Aubrey - All right. Ed in [**] asking a similar question or a related question. Ed go ahead.
Ed - Yes well, that's what I was actually asking. Apparently there are some books out now which claim that you that Alzheimer's can be reversed or even and prevented by lifestyle changes and various supplements or good foods and exercise as well has some specifics to it I suppose. And I know it seems like glucose is a baddy. But is this true, I mean, reversed and prevented?
Aubrey - Thank you very much for the question Ed. Dr Chris.
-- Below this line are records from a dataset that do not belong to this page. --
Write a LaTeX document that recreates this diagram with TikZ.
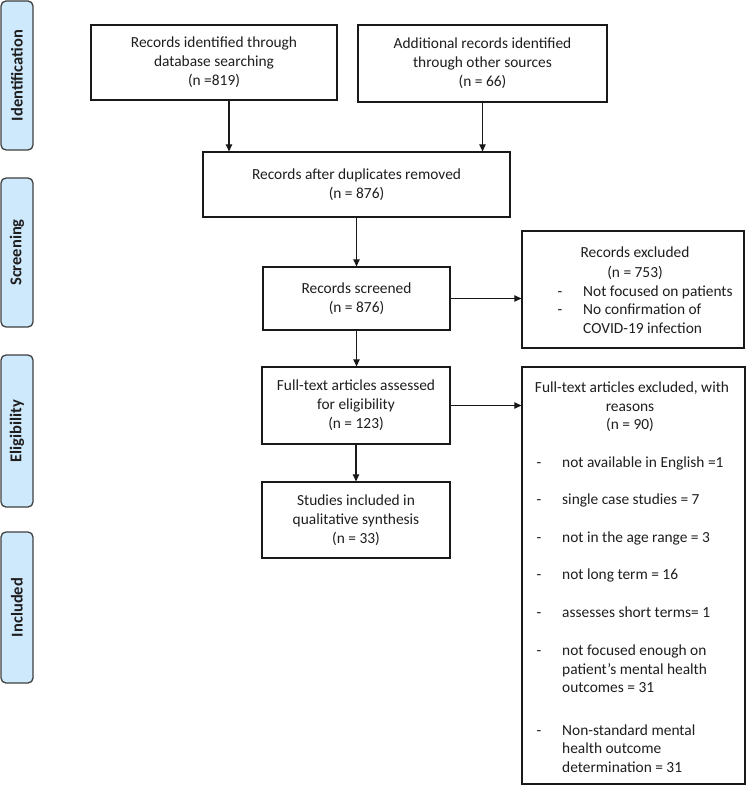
\documentclass[tikz,border=0pt]{standalone}
\usepackage{fontspec}
\setmainfont{Carlito}
\usetikzlibrary{arrows.meta}
\definecolor{sideblue}{RGB}{206,232,252}
\definecolor{txtc}{RGB}{30,30,30}
\begin{document}
\begin{tikzpicture}[x=1pt,y=-1pt,
  box/.style={draw=black!90, line width=1.3pt, inner sep=0pt, align=center,
    font=\fontsize{15.4}{18.8}\selectfont, text=txtc},
  side/.style={draw=black!75, fill=sideblue, line width=1.3pt, rounded corners=5pt,
    minimum height=32pt, rotate=90, inner sep=0pt,
    font=\fontsize{16.5}{19}\selectfont\bfseries, text=txtc},
  txt/.style={inner sep=0pt, font=\fontsize{15.4}{18.8}\selectfont, text=txtc,
    text height=10pt, text depth=0pt},
  arr/.style={draw=black!90, line width=1.1pt, -{Triangle[length=7pt,width=6.5pt]}}]
\useasboundingbox (0,0) rectangle (750,786);
\fill[white] (0,0) rectangle (750,786);

% side labels
\node[side, minimum width=149pt] (sid) at (17,75.5) {Identification};
\node[side, minimum width=149pt] (sscr) at (17,252.5) {Screening};
\node[side, minimum width=152pt] (seli) at (17,431) {Eligibility};
\node[side, minimum width=151pt] (sinc) at (17,607.5) {Included};

% main boxes
\node[box, minimum width=246pt, minimum height=75pt] (b1) at (214,62.5)
  {Records identified through\\database searching\\(n =819)};
\node[box, minimum width=249pt, minimum height=77pt] (b2) at (482.5,63.5)
  {Additional records identified\\through other sources\\(n = 66)};
\node[box, minimum width=307pt, minimum height=65pt] (b3) at (356.5,184.5)
  {Records after duplicates removed\\(n = 876)};
\node[box, minimum width=187pt, minimum height=63pt] (b4) at (356.5,298.5)
  {Records screened\\(n = 876)};
\node[box, minimum width=188pt, minimum height=77pt] (b5) at (356,405.5)
  {Full-text articles assessed\\for eligibility\\(n = 123)};
\node[box, minimum width=188pt, minimum height=76pt] (b7) at (356,520)
  {Studies included in\\qualitative synthesis\\(n = 33)};
\node[box, minimum width=222pt, minimum height=117pt] (ex) at (633,289.5) {};
\node[box, minimum width=223pt, minimum height=417pt] (b6) at (633.5,575.5) {};

% records excluded text
\node[txt] (e1) at (635,252) {Records excluded};
\node[txt] (e2) at (635,272) {(n = 753)};
\node[txt] (e3d) at (560,291) {-};
\node[txt, anchor=west] (e3) at (583,291) {Not focused on patients};
\node[txt] (e4d) at (560,309.5) {-};
\node[txt, anchor=west] (e4) at (583,309.5) {No confirmation of};
\node[txt, anchor=west] (e5) at (583,328) {COVID-19 infection};

% full-text excluded text
\node[txt] (f1) at (632,387) {Full-text articles excluded, with};
\node[txt] (f2) at (630,406) {reasons};
\node[txt] (f3) at (630,424.5) {(n = 90)};
\node[txt] (g1d) at (539,462) {-};
\node[txt, anchor=west] (g1) at (562,462) {not available in English =1};
\node[txt] (g2d) at (539,499.6) {-};
\node[txt, anchor=west] (g2) at (562,499.6) {single case studies = 7};
\node[txt] (g3d) at (539,537.2) {-};
\node[txt, anchor=west] (g3) at (562,537.2) {not in the age range = 3};
\node[txt] (g4d) at (539,574.8) {-};
\node[txt, anchor=west] (g4) at (562,574.8) {not long term = 16};
\node[txt] (g5d) at (539,612.4) {-};
\node[txt, anchor=west] (g5) at (562,612.4) {assesses short terms= 1};
\node[txt] (g6d) at (539,650.5) {-};
\node[txt, anchor=west] (g6a) at (562,650.5) {not focused enough on};
\node[txt, anchor=west] (g6b) at (562,669.1) {patient’s mental health};
\node[txt, anchor=west] (g6c) at (562,687.7) {outcomes = 31};
\node[txt] (g7d) at (539,730) {-};
\node[txt, anchor=west] (g7a) at (562,730) {Non-standard mental};
\node[txt, anchor=west] (g7b) at (562,748.6) {health outcome};
\node[txt, anchor=west] (g7c) at (562,767.2) {determination = 31};

% connectors
\draw[arr] ([xshift=15pt]b1.south) -- ([xshift=15pt]b1.south |- b3.north);
\draw[arr] (b2.south) -- (b2.south |- b3.north);
\draw[arr] (b3.south) -- (b3.south |- b4.north);
\draw[arr] (b4.south) -- (b4.south |- b5.north);
\draw[arr] (b5.south) -- (b5.south |- b7.north);
\draw[arr] (b4.east) -- (b4.east -| ex.west);
\draw[arr] (b5.east) -- (b5.east -| b6.west);
\end{tikzpicture}
\end{document}
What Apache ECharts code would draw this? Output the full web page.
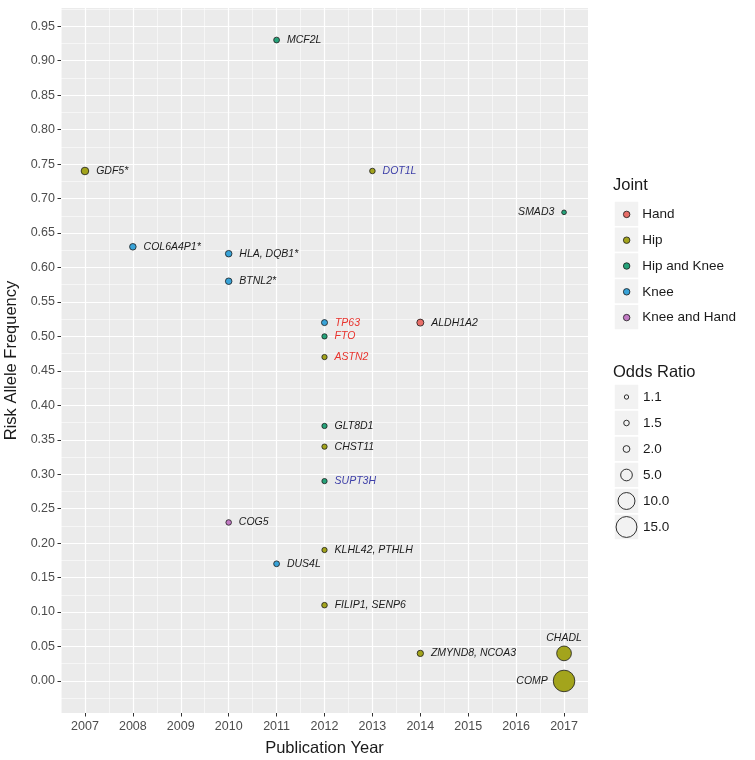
<!DOCTYPE html>
<html><head><meta charset="utf-8">
<script src="https://cdn.jsdelivr.net/npm/echarts@6/dist/echarts.min.js"></script>
<style>html,body{margin:0;padding:0;background:#fff}#c{width:755px;height:760px}</style>
</head><body><div id="c"></div><script>
// ---------------- data ----------------
const genes = ['GDF5*','COL6A4P1*','HLA, DQB1*','BTNL2*','MCF2L','DOT1L','SMAD3','TP63','ALDH1A2','FTO','ASTN2','GLT8D1','CHST11','SUPT3H','COG5','KLHL42, PTHLH','DUS4L','FILIP1, SENP6','ZMYND8, NCOA3','CHADL','COMP'];
const years = [2007,2008,2010,2010,2011,2013,2017,2012,2014,2012,2012,2012,2012,2012,2010,2012,2011,2012,2014,2017,2017];
const freqs = [0.74,0.63,0.62,0.58,0.93,0.74,0.68,0.52,0.52,0.50,0.47,0.37,0.34,0.29,0.23,0.19,0.17,0.11,0.04,0.04,0.00];
const joints = ['Hip','Knee','Knee','Knee','Hip and Knee','Hip','Hip and Knee','Knee','Hand','Hip and Knee','Hip','Hip and Knee','Hip','Hip and Knee','Knee and Hand','Hip','Knee','Hip','Hip','Hip','Hip'];
const oddsRatios = [2.4,1.9,1.9,1.9,1.6,1.5,1.2,1.7,2.1,1.4,1.4,1.4,1.4,1.4,1.5,1.4,1.6,1.5,1.8,7.7,16];
const jointCategories = ['Hand','Hip','Hip and Knee','Knee','Knee and Hand'];
const yearTicks = [2007,2008,2009,2010,2011,2012,2013,2014,2015,2016,2017];
const freqTicks = [0.00,0.05,0.10,0.15,0.20,0.25,0.30,0.35,0.40,0.45,0.50,0.55,0.60,0.65,0.70,0.75,0.80,0.85,0.90,0.95];
const oddsBreaks = [1.1,1.5,2.0,5.0,10.0,15.0];
const oddsBreakLabels = ['1.1','1.5','2.0','5.0','10.0','15.0'];

// ---------------- styles ----------------
const jointColors = {'Hand':'#e86e68','Hip':'#a3a41c','Hip and Knee':'#26a37a','Knee':'#38a3d8','Knee and Hand':'#c27bc4'};
const labelColors = {'TP63':'#e8332d','FTO':'#e8332d','ASTN2':'#e8332d','DOT1L':'#3d3fa8','SUPT3H':'#3d3fa8'};
const labelPlacement = {'SMAD3':'left','COMP':'left','CHADL':'top'};
const labelDistance = {'CHADL':2,'COMP':5};
const FONT = '"Liberation Sans", Arial, Helvetica, sans-serif';

function sizeScale(or){ return Math.sqrt(Math.max(1, -14 + 30*or)); }

// axis limits with ggplot-like 5% expansion
const xr = [Math.min(...years), Math.max(...years)];
const yr = [Math.min(...freqs), Math.max(...freqs)];
const xPad = (xr[1]-xr[0])*0.05, yPad = (yr[1]-yr[0])*0.05;
const xMin = xr[0]-xPad, xMax = xr[1]+xPad, yMin = yr[0]-yPad, yMax = yr[1]+yPad;
const step = (a)=>a[1]-a[0];
const xMinor = [yearTicks[0]-step(yearTicks)/2].concat(yearTicks.map(v=>v+step(yearTicks)/2)).filter(v=>v>=xMin&&v<=xMax);
const yMinor = [freqTicks[0]-step(freqTicks)/2].concat(freqTicks.map(v=>+(v+step(freqTicks)/2).toFixed(4))).filter(v=>v>=yMin&&v<=yMax);

const GRID = {left:61, right:167, top:8, bottom:47};

const series = jointCategories.map(cat => ({
  name: cat,
  type: 'scatter',
  xAxisIndex: 0, yAxisIndex: 0,
  symbol: 'circle',
  symbolSize: (val)=>sizeScale(val[2]),
  itemStyle: {color: jointColors[cat], borderColor:'#1a1a1a', borderWidth:0.8, opacity:1},
  label: {show:true, formatter:'{b}', fontStyle:'italic', fontFamily:FONT, fontSize:10.5, color:'#1a1a1a', position:'right', distance:7},
  emphasis:{disabled:true},
  data: genes.map((g,i)=>({g,i})).filter(o=>joints[o.i]===cat).map(o=>{
    const it = {name:o.g, value:[years[o.i], freqs[o.i], oddsRatios[o.i]]};
    const lab = {};
    if (labelColors[o.g]) lab.color = labelColors[o.g];
    if (labelPlacement[o.g]) lab.position = labelPlacement[o.g];
    if (labelDistance[o.g]!==undefined) lab.distance = labelDistance[o.g];
    it.label = lab;
    return it;
  }),
  z: 3
}));

// legend graphics
const graphics = [];
graphics.push({type:'text', left:613, top:177, style:{text:'Joint', font:'16.5px '+FONT, fill:'#1a1a1a'}});
const jTop = 201, jStep = 25.8;
jointCategories.forEach((c,k)=>{
  graphics.push({type:'rect', shape:{x:614, y:jTop+k*jStep, width:25, height:jStep}, style:{fill:'#f2f2f2', stroke:'#fff', lineWidth:1.5}, z:1});
});
graphics.push({type:'text', left:613, top:364, style:{text:'Odds Ratio', font:'16.5px '+FONT, fill:'#1a1a1a'}});
const sTop = 384, sStep = 26;
oddsBreaks.forEach((b,k)=>{
  const cy = sTop + k*sStep + sStep/2;
  graphics.push({type:'rect', shape:{x:614, y:sTop+k*sStep, width:25, height:sStep}, style:{fill:'#f2f2f2', stroke:'#fff', lineWidth:1.5}, z:1});
  graphics.push({type:'circle', shape:{cx:626.5, cy:cy, r:sizeScale(b)/2}, style:{fill:'none', stroke:'#1a1a1a', lineWidth:0.9}, z:2});
  graphics.push({type:'text', x:643, y:cy, style:{text:oddsBreakLabels[k], font:'13.5px '+FONT, fill:'#1a1a1a', verticalAlign:'middle'}, z:2});
});

const option = {
  animation:false,
  backgroundColor:'#fff',
  textStyle:{fontFamily:FONT},
  grid:{...GRID, show:true, backgroundColor:'#ebebeb', borderWidth:0, containLabel:false, outerBoundsMode:'none'},
  legend:{
    data: jointCategories, orient:'vertical', left:618, top:jTop+(jStep-16)/2-4.5, icon:'circle',
    itemWidth:25, itemHeight:6.5, itemGap:jStep-16, selectedMode:false, z:5,
    itemStyle:{borderWidth:0.8, borderColor:'#1a1a1a'},
    textStyle:{fontSize:13.5, color:'#1a1a1a', fontFamily:FONT, lineHeight:16, padding:[0,0,0,-2]}
  },
  xAxis:[
    {type:'value', min:xMin, max:xMax, gridIndex:0, position:'bottom',
     name:'Publication Year', nameLocation:'middle', nameGap:27,
     nameTextStyle:{fontSize:16.5, color:'#1a1a1a', fontFamily:FONT},
     axisLine:{show:false, onZero:false},
     axisTick:{show:true, customValues:yearTicks, length:3.5, lineStyle:{color:'#333', width:1}},
     axisLabel:{customValues:yearTicks, formatter:v=>String(Math.round(v)), color:'#4d4d4d', fontSize:12.5, margin:7, fontFamily:FONT},
     splitLine:{show:true, lineStyle:{color:'#fff', width:1.2}}, z:2},
    {type:'value', min:xMin, max:xMax, gridIndex:0, position:'bottom',
     axisLine:{show:false, onZero:false}, axisLabel:{show:false},
     axisTick:{show:false, customValues:xMinor},
     splitLine:{show:true, lineStyle:{color:'#fff', width:0.55}}, z:1}
  ],
  yAxis:[
    {type:'value', min:yMin, max:yMax, gridIndex:0, position:'left',
     name:'Risk Allele Frequency', nameLocation:'middle', nameGap:37,
     nameTextStyle:{fontSize:16.5, color:'#1a1a1a', fontFamily:FONT},
     axisLine:{show:false, onZero:false},
     axisTick:{show:true, customValues:freqTicks, length:3.5, lineStyle:{color:'#333', width:1}},
     axisLabel:{customValues:freqTicks, formatter:v=>v.toFixed(2), color:'#4d4d4d', fontSize:12.5, margin:6, fontFamily:FONT},
     splitLine:{show:true, lineStyle:{color:'#fff', width:1.2}}, z:2},
    {type:'value', min:yMin, max:yMax, gridIndex:0, position:'left',
     axisLine:{show:false, onZero:false}, axisLabel:{show:false},
     axisTick:{show:false, customValues:yMinor},
     splitLine:{show:true, lineStyle:{color:'#fff', width:0.55}}, z:1}
  ],
  graphic: graphics,
  series: series
};
const chart = echarts.init(document.getElementById('c'), null, {renderer:'canvas'});
chart.setOption(option);
</script></body></html>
Chris - Regrettably no. Alzheimer's disease and other dementing diseases, which are largely diseases of longevity, are set to become much more common. In fact, the worry is that within the next half century probably one person in three in some populations of some countries owing to the ageing population are likely to have some kind of dementia or Alzheimer's disease. This is a huge problem. And the reason we get Alzheimer's disease is because there is a build up in the brain of a pathological or harmful protein called beta amyloid. This is naturally made in the brain, but normally the brain gets rid of it. But, under certain circumstances, it builds up in a toxic way and then damages nerve tissue. Its likelihood that that will happen increases with age, and so therefore the longer you live the more likely you are to succumb to this. The likelihood of it not happening can be reduced by doing sensible things like exercise, like eating healthily, like not smoking, not drinking too much. And also having good genes because Alzheimer's disease has a genetic component as well. It may also have an infective component. There's research out this week suggesting that certain virus signatures keep cropping up in the brains of people who have Alzheimer's disease and therefore infection may also play a role. So the best advice is that there's not a lot you can do about your genes, but what you can do is to minimise your lifestyle factor risks. So doing all the things I've suggested is probably a good idea. Keep an eye on your blood pressure, keep an eye on your cardiovascular health, and eat a healthy diet. And don't smoke because smoking is a huge risk factor for Alzheimer's disease and, actually, many other diseases. So that's the best way to reduce your risk nd hope that medicine, in the meantime, can come up with a way to save us all before we succumb. So we're all crossing our fingers.
Aubrey - Sage advice as always Dr Chris Smith. Thank you very much for joining us. We really appreciate it.
Chris - It's a pleasure. Thank you. See you soon everyone!